Advertisement

ELECTIONS OXNARD : Mayor Says Audit Favors Police, Fire Reductions

Share
TIMES STAFF WRITER

As controversy mounts over a management audit designed to uncover the cause of Oxnard’s financial crisis, Mayor Nao Takasugi revealed Thursday that an auditing firm hired by the city already has suggested drastic cuts to police and fire services to balance the city’s budget.

In individual meetings with council members last month, Cresap Management Consultants of Washington said the financially stricken city may have to consider cutting 41 positions--including 31 sworn officers--in the Police Department, eliminate 18 positions in the Fire Department, close two fire stations and sell some city parks, Takasugi said.

The final management audit, ordered by the city in February, was scheduled to be released Thursday. But Bill Evans, vice president of Cresap, notified city officials Wednesday that the report would not be completed until June 19.

Advertisement

At Thursday’s council meeting, Takasugi called the proposed cuts unacceptable and recommended that the council cancel its contract with Cresap for missing the deadline. The mayor said he is “indignant and appalled” that Cresap waited until the last minute to notify the city that it would not meet the deadline.

Evans could not be reached for comment.

Councilman Manuel Lopez agreed with Takasugi, saying the final audit will be almost meaningless since it will not be submitted to the city before voters go to the polls Tuesday to decide on a 5% utility tax increase.

Lopez and Takasugi said it is important that voters know the results of the audit before considering the tax increase, which is designed to ease the city’s financial woes by generating $5 million annually.

City officials said that if approved the revenues generated by the tax would wipe out an anticipated $2.8-million deficit and eliminate the need for cuts in services and personnel.

The mayor’s proposal to cancel the contract with Cresap failed when council members voted 2 to 2 on the measure. Councilwomen Dorothy Maron and Geraldine (Gerry) Furr opposed the proposal. Councilwoman Ann Johs was absent.

Maron and Furr said they opposed the measure because they believe that the city is partly to blame for the audit’s delay. They said Cresap was forced to do additional work on the audit after council members and city staff members raised several concerns about it.

Advertisement

Although Cresap had asked the council to extend the deadline until June 19, it voted to take no further action until its next regular meeting Tuesday.

City Atty. Gary Gillig said the city is obligated to pay $72,000 for the preliminary audit but does not have to pay an additional $175,000 for the uncompleted final audit.

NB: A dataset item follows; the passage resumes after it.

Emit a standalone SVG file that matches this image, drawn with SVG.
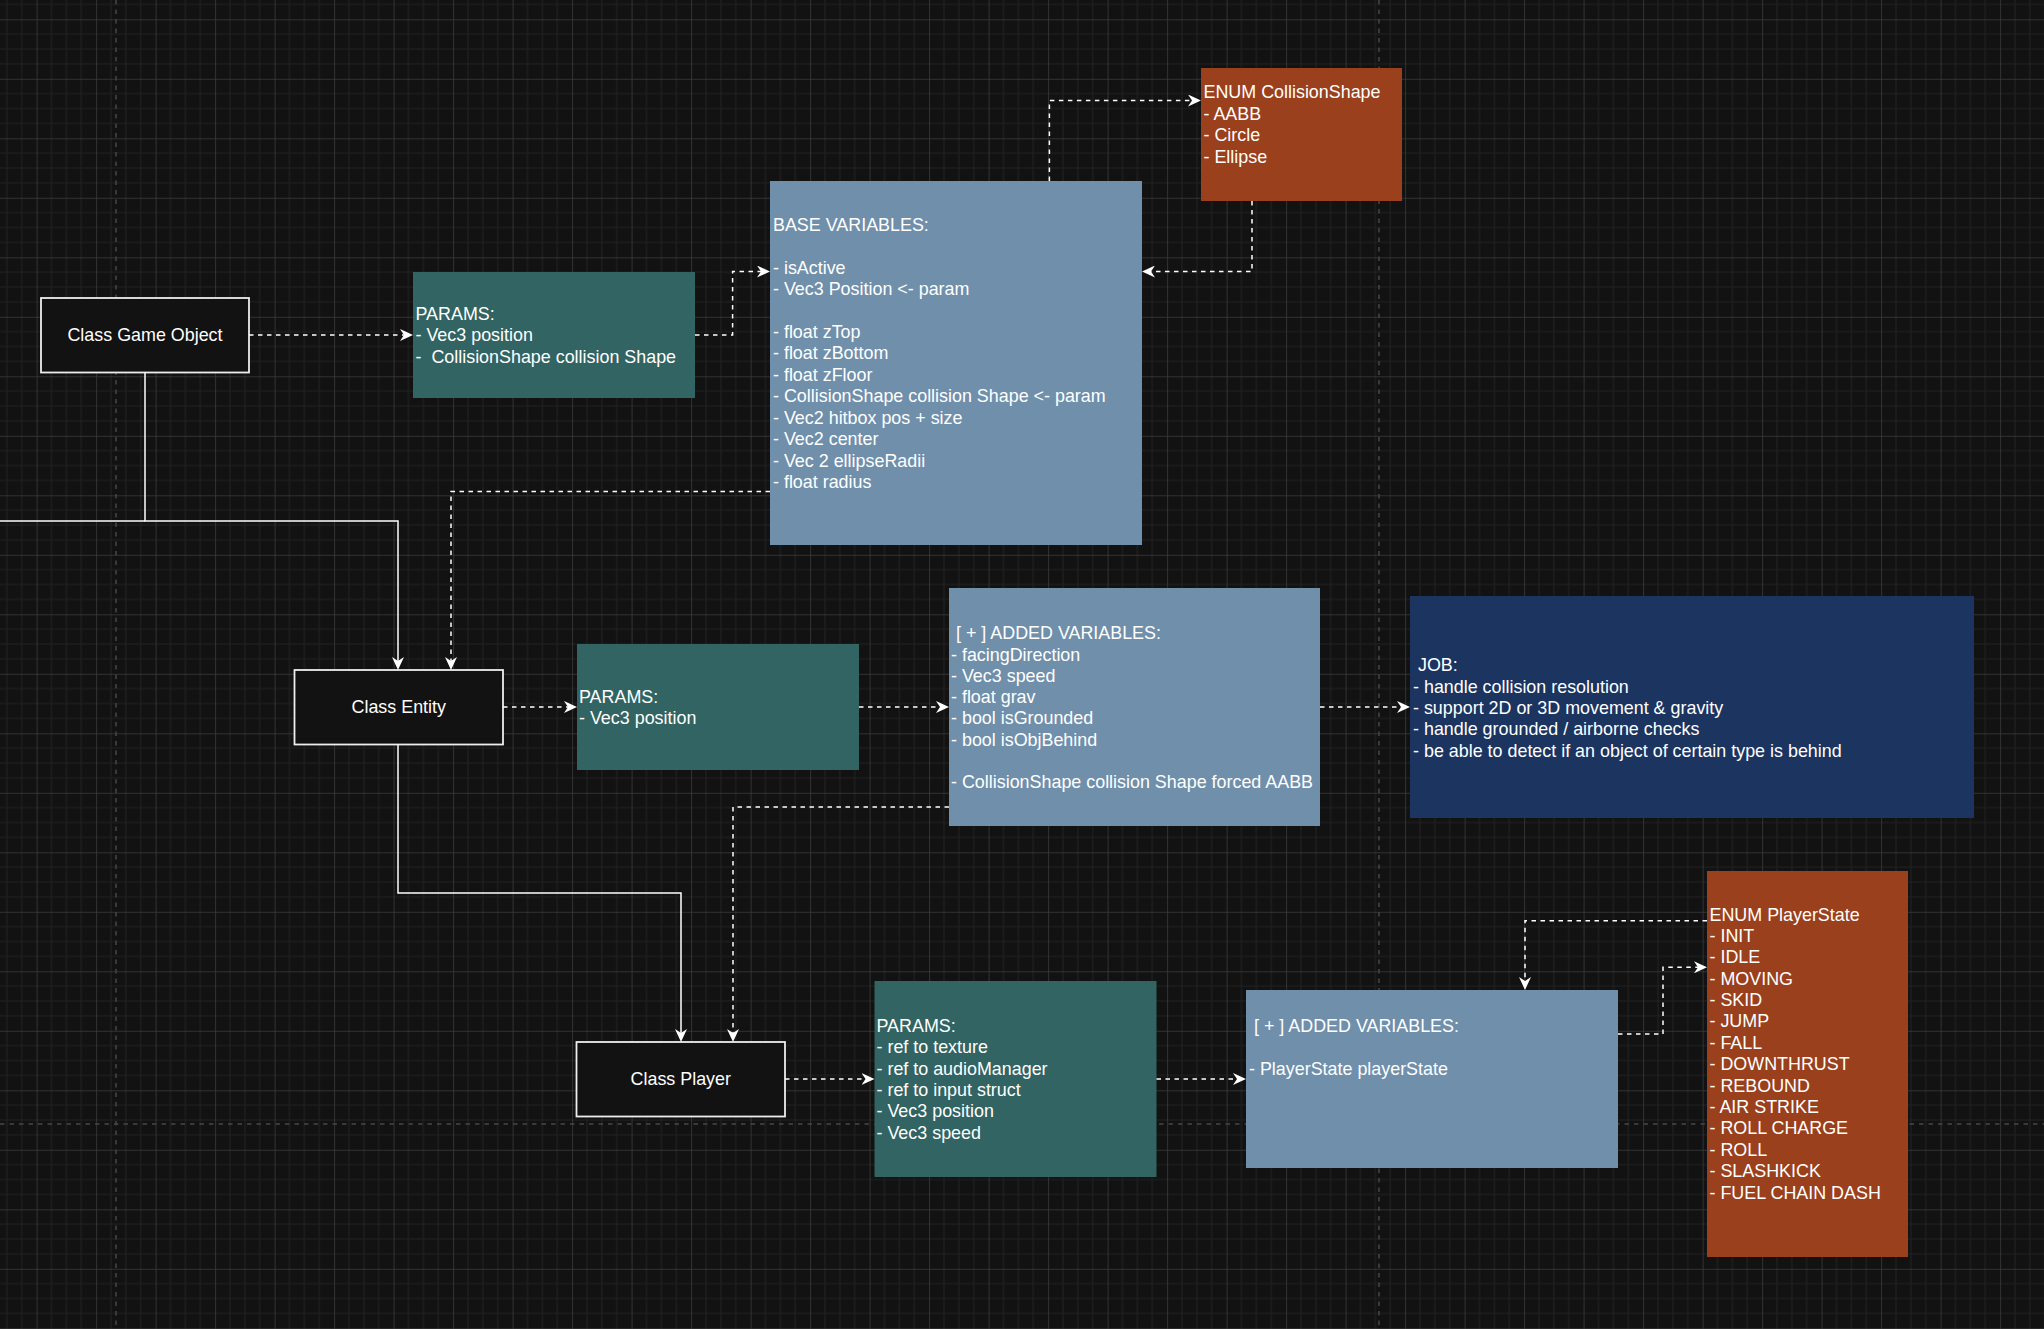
<svg xmlns="http://www.w3.org/2000/svg" width="2044" height="1329" viewBox="0 0 2044 1329">
<style>
.t{font-family:"Liberation Sans",Arial,Helvetica,sans-serif;font-size:17.9px;fill:#ffffff;white-space:pre}
.c{text-anchor:middle}
.cls{fill:#121212;stroke:#eeeeee;stroke-width:1.8}
.teal{fill:#316462}
.slate{fill:#6f8fab}
.orange{fill:#9a401c}
.navy{fill:#1b3460}
.e{fill:none;stroke:#ffffff;stroke-width:1.5}
.d{stroke-dasharray:4.5 4.5}
.pb{fill:none;stroke:#474747;stroke-width:1.5;stroke-dasharray:4.5 5}
</style>
<defs>
<pattern id="grid" x="36.6" y="19.3" width="59.5" height="59.5" patternUnits="userSpaceOnUse">
<path d="M14.875,0V59.5M29.75,0V59.5M44.625,0V59.5M0,14.875H59.5M0,29.75H59.5M0,44.625H59.5" fill="none" stroke="#222222" stroke-width="1"/>
<path d="M0,0V59.5M0,0H59.5" fill="none" stroke="#3c3c3c" stroke-width="1.5"/>
</pattern>
<marker id="ar" viewBox="0 0 13 12" markerWidth="13" markerHeight="12" refX="4" refY="6" orient="auto" markerUnits="userSpaceOnUse">
<path d="M13,6L0,0L4,6L0,12Z" fill="#ffffff"/>
</marker>
</defs>
<rect width="2044" height="1329" fill="#121212"/>
<rect width="2044" height="1329" fill="url(#grid)"/>
<g id="page-breaks">
<path class="pb" d="M116,0V1329M1379,0V1329M0,1124H2044"/>
</g>

<g id="class-game-object">
<rect class="cls" x="41" y="298" width="208" height="74.5"/>
<text class="t c" x="145" y="341.4">Class Game Object</text>
</g>

<g id="params-game-object">
<rect class="teal" x="413" y="272" width="282" height="126"/>
<text class="t" x="415.5" y="319.8">PARAMS:</text>
<text class="t" x="415.5" y="341.2">- Vec3 position</text>
<text class="t" x="415.5" y="362.6">-  CollisionShape collision Shape</text>
</g>

<g id="base-variables">
<rect class="slate" x="770" y="181" width="372" height="364"/>
<text class="t" x="773" y="230.7">BASE VARIABLES:</text>
<text class="t" x="773" y="273.6">- isActive</text>
<text class="t" x="773" y="295.05">- Vec3 Position &lt;- param</text>
<text class="t" x="773" y="337.95">- float zTop</text>
<text class="t" x="773" y="359.4">- float zBottom</text>
<text class="t" x="773" y="380.85">- float zFloor</text>
<text class="t" x="773" y="402.3">- CollisionShape collision Shape &lt;- param</text>
<text class="t" x="773" y="423.75">- Vec2 hitbox pos + size</text>
<text class="t" x="773" y="445.2">- Vec2 center</text>
<text class="t" x="773" y="466.65">- Vec 2 ellipseRadii</text>
<text class="t" x="773" y="488.1">- float radius</text>
</g>

<g id="enum-collision-shape">
<rect class="orange" x="1201" y="68" width="201" height="133"/>
<text class="t" x="1203.5" y="98.2">ENUM CollisionShape</text>
<text class="t" x="1203.5" y="119.6">- AABB</text>
<text class="t" x="1203.5" y="141.1">- Circle</text>
<text class="t" x="1203.5" y="162.5">- Ellipse</text>
</g>

<g id="class-entity">
<rect class="cls" x="294.5" y="670" width="208.5" height="74.5"/>
<text class="t c" x="398.75" y="713.4">Class Entity</text>
</g>

<g id="params-entity">
<rect class="teal" x="577" y="644" width="282" height="126"/>
<text class="t" x="579" y="702.5">PARAMS:</text>
<text class="t" x="579" y="723.9">- Vec3 position</text>
</g>

<g id="entity-added-variables">
<rect class="slate" x="949" y="588" width="371" height="238"/>
<text class="t" x="951" y="639.2"> [ + ] ADDED VARIABLES:</text>
<text class="t" x="951" y="660.5">- facingDirection</text>
<text class="t" x="951" y="681.8">- Vec3 speed</text>
<text class="t" x="951" y="703.1">- float grav</text>
<text class="t" x="951" y="724.4">- bool isGrounded</text>
<text class="t" x="951" y="745.7">- bool isObjBehind</text>
<text class="t" x="951" y="788.3">- CollisionShape collision Shape forced AABB</text>
</g>

<g id="entity-job">
<rect class="navy" x="1410" y="596" width="564" height="222"/>
<text class="t" x="1413" y="671.2"> JOB:</text>
<text class="t" x="1413" y="692.6">- handle collision resolution</text>
<text class="t" x="1413" y="714">- support 2D or 3D movement &amp; gravity</text>
<text class="t" x="1413" y="735.4">- handle grounded / airborne checks</text>
<text class="t" x="1413" y="756.8">- be able to detect if an object of certain type is behind</text>
</g>

<g id="class-player">
<rect class="cls" x="576.5" y="1042" width="208.5" height="74.5"/>
<text class="t c" x="680.75" y="1085.4">Class Player</text>
</g>

<g id="params-player">
<rect class="teal" x="874.5" y="981" width="282" height="196"/>
<text class="t" x="876.5" y="1031.7">PARAMS:</text>
<text class="t" x="876.5" y="1053.1">- ref to texture</text>
<text class="t" x="876.5" y="1074.5">- ref to audioManager</text>
<text class="t" x="876.5" y="1095.9">- ref to input struct</text>
<text class="t" x="876.5" y="1117.3">- Vec3 position</text>
<text class="t" x="876.5" y="1138.7">- Vec3 speed</text>
</g>

<g id="player-added-variables">
<rect class="slate" x="1246" y="990" width="372" height="178"/>
<text class="t" x="1249" y="1032.2"> [ + ] ADDED VARIABLES:</text>
<text class="t" x="1249" y="1075.2">- PlayerState playerState</text>
</g>

<g id="enum-player-state">
<rect class="orange" x="1707" y="871" width="201" height="386"/>
<text class="t" x="1709.5" y="920.5">ENUM PlayerState</text>
<text class="t" x="1709.5" y="941.9">- INIT</text>
<text class="t" x="1709.5" y="963.3">- IDLE</text>
<text class="t" x="1709.5" y="984.6">- MOVING</text>
<text class="t" x="1709.5" y="1006">- SKID</text>
<text class="t" x="1709.5" y="1027.4">- JUMP</text>
<text class="t" x="1709.5" y="1048.8">- FALL</text>
<text class="t" x="1709.5" y="1070.2">- DOWNTHRUST</text>
<text class="t" x="1709.5" y="1091.5">- REBOUND</text>
<text class="t" x="1709.5" y="1112.9">- AIR STRIKE</text>
<text class="t" x="1709.5" y="1134.3">- ROLL CHARGE</text>
<text class="t" x="1709.5" y="1155.7">- ROLL</text>
<text class="t" x="1709.5" y="1177.1">- SLASHKICK</text>
<text class="t" x="1709.5" y="1198.5">- FUEL CHAIN DASH</text>
</g>

<g id="connectors">
<path class="e" d="M0,521H145"/>
<path class="e" d="M145,372.5V521H398V661" marker-end="url(#ar)"/>
<path class="e" d="M398,744.5V893H681V1033" marker-end="url(#ar)"/>
<path class="e d" d="M249,335H404" marker-end="url(#ar)"/>
<path class="e d" d="M695,335H732.6V271.5H761" marker-end="url(#ar)"/>
<path class="e d" d="M1049.4,181V100.5H1192" marker-end="url(#ar)"/>
<path class="e d" d="M1252,201V271.5H1151" marker-end="url(#ar)"/>
<path class="e d" d="M770,491.5H451V661" marker-end="url(#ar)"/>
<path class="e d" d="M503,707H568" marker-end="url(#ar)"/>
<path class="e d" d="M859,707H940" marker-end="url(#ar)"/>
<path class="e d" d="M1320,707H1401" marker-end="url(#ar)"/>
<path class="e d" d="M949,807H733V1033" marker-end="url(#ar)"/>
<path class="e d" d="M785,1079H865.5" marker-end="url(#ar)"/>
<path class="e d" d="M1156.5,1079H1237" marker-end="url(#ar)"/>
<path class="e d" d="M1618,1034H1663V967.3H1698" marker-end="url(#ar)"/>
<path class="e d" d="M1707,920.7H1525V981" marker-end="url(#ar)"/>
</g>
</svg>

Meanwhile, opponents of the tax measure accused the council of purposely delaying the audit. Others maintained that a draft copy of the audit had been completed and shown to city officials. City officials deny the allegations.

Scott Bollinger, a self-employed investor who has announced that he will run for the council in November, said he talked to Cresap representatives who told him on Tuesday that a draft copy was prepared, although he said they would not tell him whether city officials have seen it. Bollinger and Paul K. Dolan, also a council candidate, have mailed a letter to the U.S. attorney general’s office asking for an investigation.

In an interview Thursday, Police Chief Robert Owens said Cresap officials last week gave him a section of a draft audit report dealing with the Police Department and said he believes several other department heads received similar reports. Owens refused to say what was included in the report.

Bill Lewis, president of the Oxnard Peace Officers Assn. and an outspoken supporter of the tax measure, said at the council meeting that Cresap must have considered only financial savings when it made the recommendations for cuts but did not consider the impact on Oxnard residents.

Advertisement

Marc L. Charney, an attorney and Oxnard Chamber of Commerce member, accused council members of capitalizing on gloomy fiscal reports to persuade voters to approve the tax increase.

“You are using this meeting as a campaign rally or political advertisement” for the tax measure, he said.

Amid the discussion about personnel reductions, there was only a brief explanation for the city’s financial crisis.

In an interview after the meeting, City Manager David Mora said Cresap representatives told council members last month that the crisis came about because of inadequate revenue to pay for city services. Mora, however, said Cresap did not say why the city is facing a revenue shortfall.

Mora has said the fiscal crisis was partly created in 1987 when the City Council eliminated a 4% utility tax two years before it was set to end. That alone has cost the city between $4.5 and $5 million a year, he said.